Here is the Collect for 21 December.
Preces populi tui, quaesumus, Domine, clementer exaudi,
ut, qui de Unigeniti tui in nostra carne adventu laetantur,
cum venerit in sua maiestate,
aeternae vitae praemium consequantur.
This prayer is pretty much identical to a Post Communion in the ancient Gelasian Sacramentary during the "tenth month" ("Decem"-ber). Remember that laetor is deponent.
Gratiously hear the prayers of Your people, we beseech You, O Lord,
so that those who are rejoicing about the Coming of Your Only-Begotten in our flesh,
may attain the reward of eternal life
when He will have come in His majesty.
As we have seen many times, the prayers of Advent look in two directions, back to the historic moment of the Nativity of the Lord and also forward to the moment when He will come in glory to judge the living and the dead.
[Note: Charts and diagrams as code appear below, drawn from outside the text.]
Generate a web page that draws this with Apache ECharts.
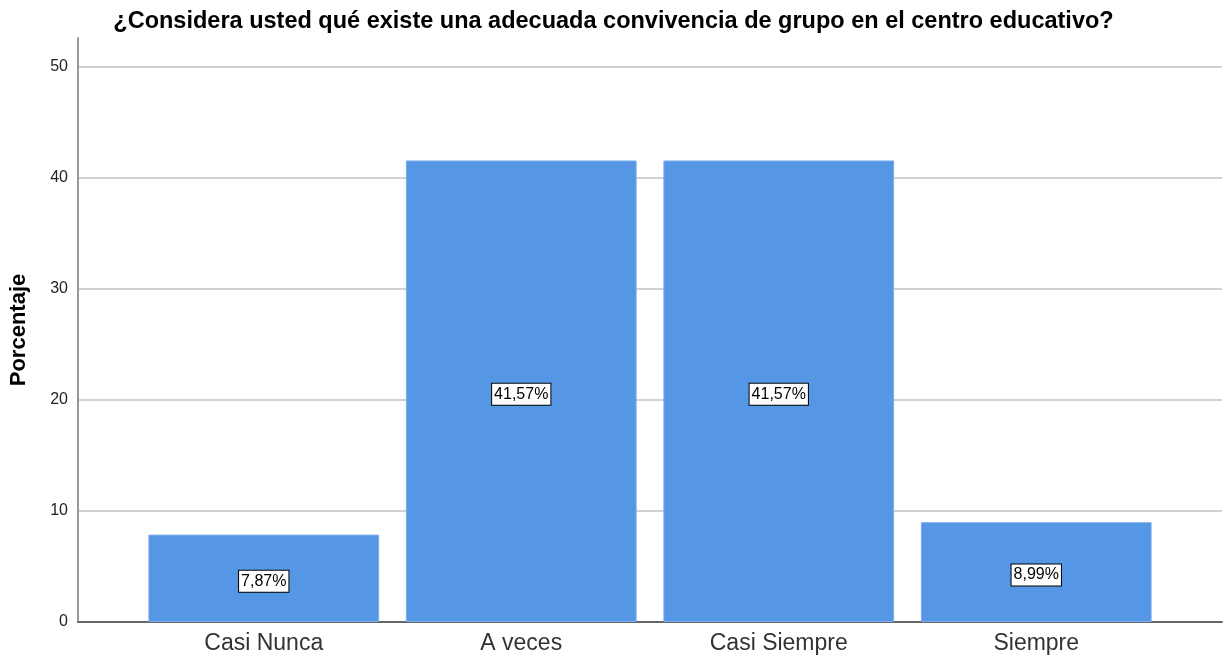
<!DOCTYPE html>
<html lang="es">
<head>
    <meta charset="UTF-8">
    <title>Convivencia de grupo</title>
    <script src="https://cdn.jsdelivr.net/npm/echarts@6/dist/echarts.min.js"></script>
    <style>
        html, body, #chart {
            width: 100%;
            height: 100%;
            margin: 0;
            padding: 0;
            background: #fff;
        }
    </style>
</head>
<body>
    <div id="chart"></div>
    <script>
        var categories = ['Casi Nunca', 'A veces', 'Casi Siempre', 'Siempre'];
        var percentages = [7.87, 41.57, 41.57, 8.99];
        var yTicks = [0, 10, 20, 30, 40, 50];

        var font = '"Liberation Sans", Arial, sans-serif';
        var yMax = 52.6;

        var chart = echarts.init(document.getElementById('chart'));
        chart.setOption({
            animation: false,
            title: {
                text: '¿Considera usted qué existe una adecuada convivencia de grupo en el centro educativo?',
                left: 'center',
                top: 5,
                textStyle: {
                    fontFamily: font,
                    fontSize: 23.5,
                    fontWeight: 'bold',
                    color: '#000'
                }
            },
            grid: [
                { left: 78, right: 5, top: 38, bottom: 38, outerBoundsMode: 'none' },
                { left: 135, right: 62, top: 38, bottom: 38, outerBoundsMode: 'none' }
            ],
            xAxis: [{
                gridIndex: 0,
                type: 'value',
                min: 0,
                max: 1,
                axisLine: { show: true, lineStyle: { color: '#666', width: 2 } },
                axisTick: { show: false },
                axisLabel: { show: false },
                splitLine: { show: false }
            }, {
                gridIndex: 1,
                type: 'category',
                data: categories,
                axisLine: { show: false },
                axisTick: { show: false },
                axisLabel: {
                    fontFamily: font,
                    fontSize: 23,
                    color: '#333',
                    margin: 10
                }
            }],
            yAxis: [{
                gridIndex: 0,
                type: 'value',
                min: yTicks[0],
                max: yMax,
                interval: 10,
                name: 'Porcentaje',
                nameLocation: 'middle',
                nameGap: 48,
                nameTextStyle: {
                    fontFamily: font,
                    fontSize: 22,
                    fontWeight: 'bold',
                    color: '#000'
                },
                axisLine: { show: true, lineStyle: { color: '#999', width: 2 } },
                axisTick: { show: false },
                axisLabel: {
                    fontFamily: font,
                    fontSize: 16,
                    color: '#222',
                    margin: 10,
                    showMaxLabel: false
                },
                splitLine: {
                    show: true,
                    showMinLine: false,
                    showMaxLine: false,
                    lineStyle: { color: '#d2d2d2', width: 2 }
                }
            }, {
                gridIndex: 1,
                type: 'value',
                min: 0,
                max: yMax,
                show: false,
                splitLine: { show: false }
            }],
            series: [{
                type: 'bar',
                xAxisIndex: 1,
                yAxisIndex: 1,
                data: percentages,
                barWidth: '89.6%',
                itemStyle: {
                    color: '#5596e5',
                    borderColor: '#7aaeee',
                    borderWidth: 1
                },
                label: {
                    show: true,
                    position: 'inside',
                    offset: [0, 3],
                    formatter: function (p) {
                        return p.value.toFixed(2).replace('.', ',') + '%';
                    },
                    fontFamily: font,
                    fontSize: 16,
                    color: '#000',
                    backgroundColor: '#fff',
                    borderColor: '#000',
                    borderWidth: 1,
                    padding: [3, 2, 2, 2]
                }
            }]
        });
    </script>
</body>
</html>
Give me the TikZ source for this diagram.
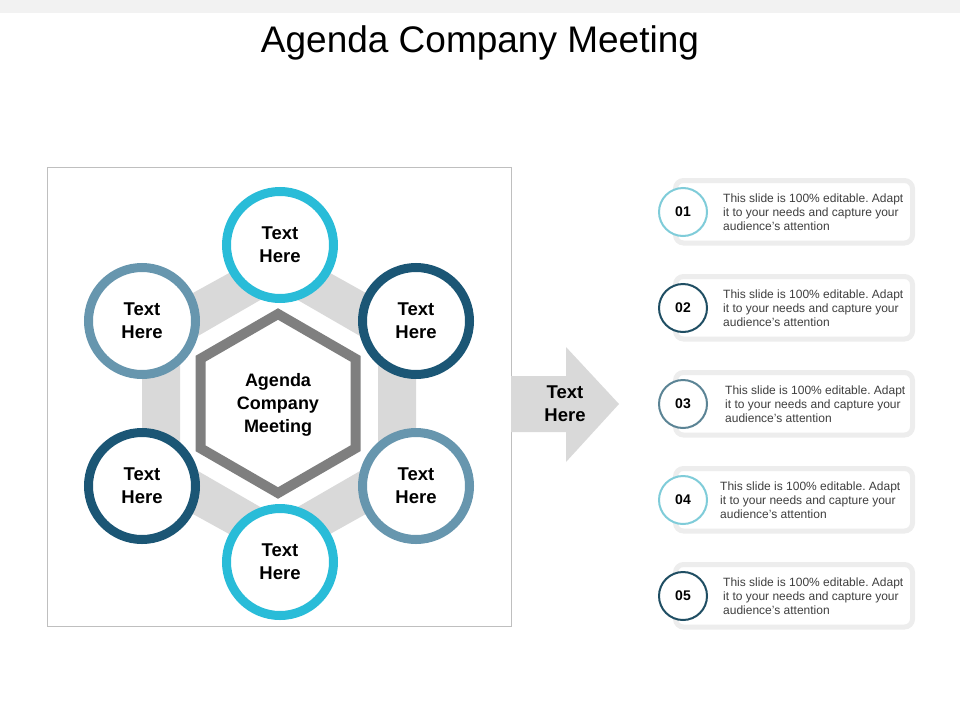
\documentclass[tikz,border=0pt]{standalone}
\usepackage{fontspec}
\setmainfont{Liberation Sans}
\frenchspacing
\definecolor{topgray}{HTML}{F2F2F2}
\definecolor{boxgray}{HTML}{BFBFBF}
\definecolor{bandgray}{HTML}{D9D9D9}
\definecolor{hexgray}{HTML}{7F7F7F}
\definecolor{cyanc}{HTML}{29BCD8}
\definecolor{darkc}{HTML}{1B5675}
\definecolor{greyblue}{HTML}{6796AE}
\definecolor{lteal}{HTML}{7FCCD9}
\definecolor{ndark}{HTML}{1F4E63}
\definecolor{ngrey}{HTML}{5B8495}
\definecolor{cardgray}{HTML}{EDEDED}
\definecolor{txtgray}{HTML}{3F3F3F}
\tikzset{
  ring/.style={circle, draw=#1, line width=9pt, fill=white, minimum size=107pt, inner sep=0pt,
    align=center, font=\bfseries\fontsize{18.5}{23}\selectfont},
  card/.style={draw=cardgray, line width=5pt, fill=white, rounded corners=8pt},
  numring/.style={circle, draw=#1, line width=2pt, fill=white, minimum size=48pt, inner sep=0pt,
    font=\bfseries\fontsize{14}{16}\selectfont},
  itemtext/.style={anchor=west, align=left, text=txtgray, inner sep=0pt,
    font=\fontsize{12}{14}\selectfont}
}
\begin{document}
\begin{tikzpicture}[x=1pt,y=-1pt]
\useasboundingbox (0,0) rectangle (960,720);
\fill[topgray] (0,0) rectangle (960,13);
\node[font=\fontsize{37}{40}\selectfont] (title) at (480,43) {Agenda Company Meeting};
\draw[boxgray, line width=1pt] (47,167) rectangle (511,626);
% hexagon band
\fill[bandgray, even odd rule]
  (280,245) -- (416,321) -- (416,486) -- (280,562) -- (142,486) -- (142,321) -- cycle
  (279,289.2) -- (378,346.4) -- (378,460.6) -- (279,517.8) -- (180,460.6) -- (180,346.4) -- cycle;
% centre hexagon
\draw[hexgray, line width=10pt, line join=miter]
  (278,314) -- (355.5,358.75) -- (355.5,448.25) -- (278,493) -- (200.5,448.25) -- (200.5,358.75) -- cycle;
\node[align=center, font=\bfseries\fontsize{18}{23}\selectfont] (centre) at (278,405) {Agenda\\Company\\Meeting};
% circles
\node[ring=cyanc] (c1) at (280,245) {Text\\Here};
\node[ring=darkc] (c2) at (416,321) {Text\\Here};
\node[ring=greyblue] (c3) at (416,486) {Text\\Here};
\node[ring=cyanc] (c4) at (280,562) {Text\\Here};
\node[ring=darkc] (c5) at (142,486) {Text\\Here};
\node[ring=greyblue] (c6) at (142,321) {Text\\Here};
% arrow
\fill[bandgray] (511,376) -- (566,376) -- (566,347) -- (619,404) -- (566,462) -- (566,432) -- (511,432) -- cycle;
\node[align=center, font=\bfseries\fontsize{18.5}{23}\selectfont] (arrowtext) at (565,404) {Text\\Here};
% list
\foreach \y/\n/\col/\tx in {212/01/lteal/723, 308/02/ndark/723, 404/03/ngrey/725, 500/04/lteal/720, 596/05/ndark/723}{
  \draw[card] (675.5,\y-31.5) rectangle (912.5,\y+31);
  \node[numring=\col] (n\n) at (683,\y) {\n};
  \node[itemtext] (t\n) at (\tx,\y) {This slide is 100\% editable. Adapt\\it to your needs and capture your\\audience's attention};
}
\end{tikzpicture}
\end{document}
The prayer juxtaposes caro ("flesh") and maiestas ("glory" or "majesty"). The maiestas here refers to the characteristic of God we see at times revealed in Scripture as, for example, when Moses encounters God in the cloud on the mountain or in the tent of the ark. The encounter with God’s majestic glory (Greek doxa, Hebrew kabod) transforms Moses flesh so that it is so bright that he must wear a veil over his face. The Lord, when He comes, will transform everything in His presence and our sight of Him in the bosom of the Trinity in the Beatific Vision will transform our human flesh forever.
The prayer is also careful to link joy with prayer, as if prayer would be a sine qua non for joy.
>Rhetorial question alert:
Can someone who does not pray truly be happy?
ANOTHER POSSIBLE VERSION:
Listen with clemency, we pray, O Lord,
to the prayers of your people,
that those who rejoice at the coming
of your Only-begotten Son in our flesh
may, when he comes in his glory,
receive the reward of eternal life.
Sorry for all the comments, but its Christmas vacation here…
This rejoicing about the Lord taking our flesh is understood only within unapologetically orthodox Catholic doctrine about original sin and redemption. In that sin of one man, we, the flesh of that one sinner, we, the members of that first Adam’s body, are condemned to death and hell. This does not mean that God is cruel or unjust or, as one theologian put it, that God would then be likened to being the Commandant of a German Death Camp. Instead, our redemption is all the more intimate, for, because God took on our flesh, He also took on the right, so to speak, to usurp Adam’s (and then the Oracle-Serpent’s) responsibility for us, the members of Adam’s body. Because Christ took on our flesh, we become the members of His Body. And that is something to rejoice about. Better, that is someone in whom we rejoice. Coming to us in our flesh works unto the greater glory of God. AMDG. Though I’m not a Jesuit!